The Laminator said...

Well, I don't know about Phelps, but your report definitely conjured up some Prefontaine moments at the end. Although I don't think Pre himself could have a smile such as yours racing someone to the finish. What a great race! Report was well worth the wait. Thanks for the motivation...now I need what I want my finishing photo to look like next week!

CyclingDivas said...

The smiles are what its all about even though the coincidence in race numbers (845 and 945) is just a little eerie....

Irish Cream said...

FANTASTIC race report! I agree that your and 945's smiles in the race photos are just plain awesome! Congrats again on the huge PR! :)

Nitmos said...

Great job! Those last few miles show you might be selling you abilities a little short. Perhaps you're in better shape/faster than you think and only convince yourself you have to run at 8:23 pace?!? keep pushin'...see what happens.

Marcy said...

Dude those final pics are killer! Looks like a blast! And congrats on a most excellent job ;D

Adam said...

This is a GREAT post.

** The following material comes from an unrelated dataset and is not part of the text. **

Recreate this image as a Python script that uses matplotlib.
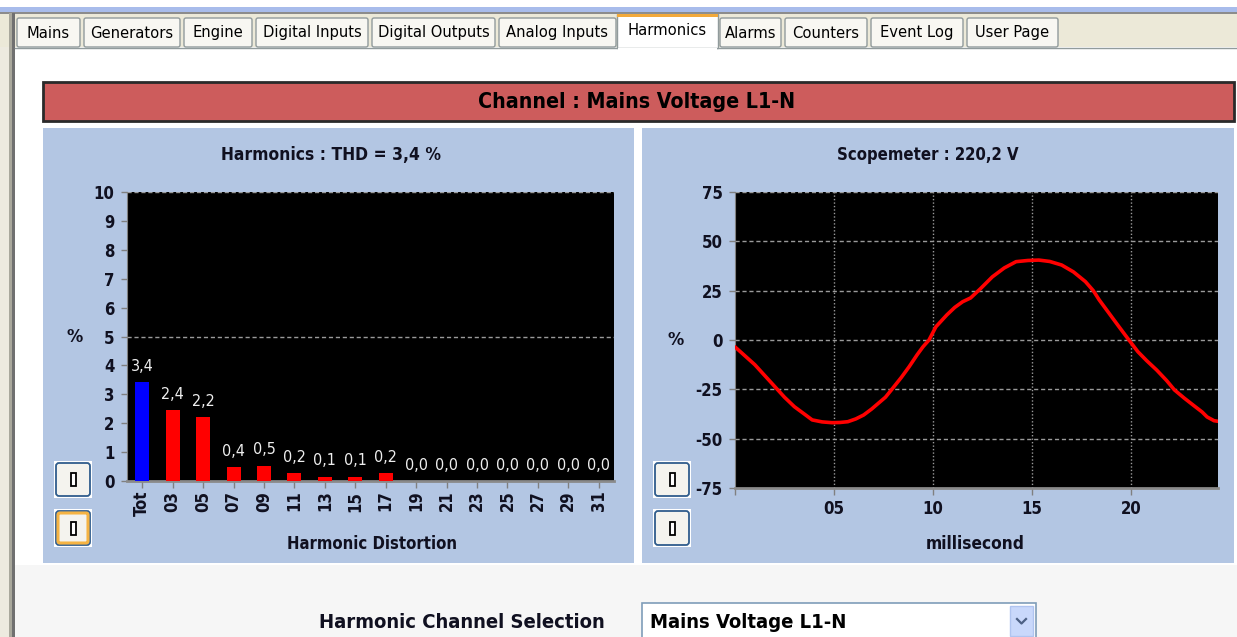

Races at the end are a BLAST. Nothing like some guy trying to pass you to help you get an even better PR!

Run For Life said...

What a great race report, the dash at the end looks like it was a lot of fun!

J said...

This was AWESOME! And the pictures were great!

Ted said...

Woooooooo!!! At first, I'd thought I was having double vision with the bib thing. The numbers are almost identical...845 and 945. Your race time almost matched to my last Saturday half marathon time. Looks like we are on a same pace here, dude! Flying Pig.. I have heard so much positive raves about it.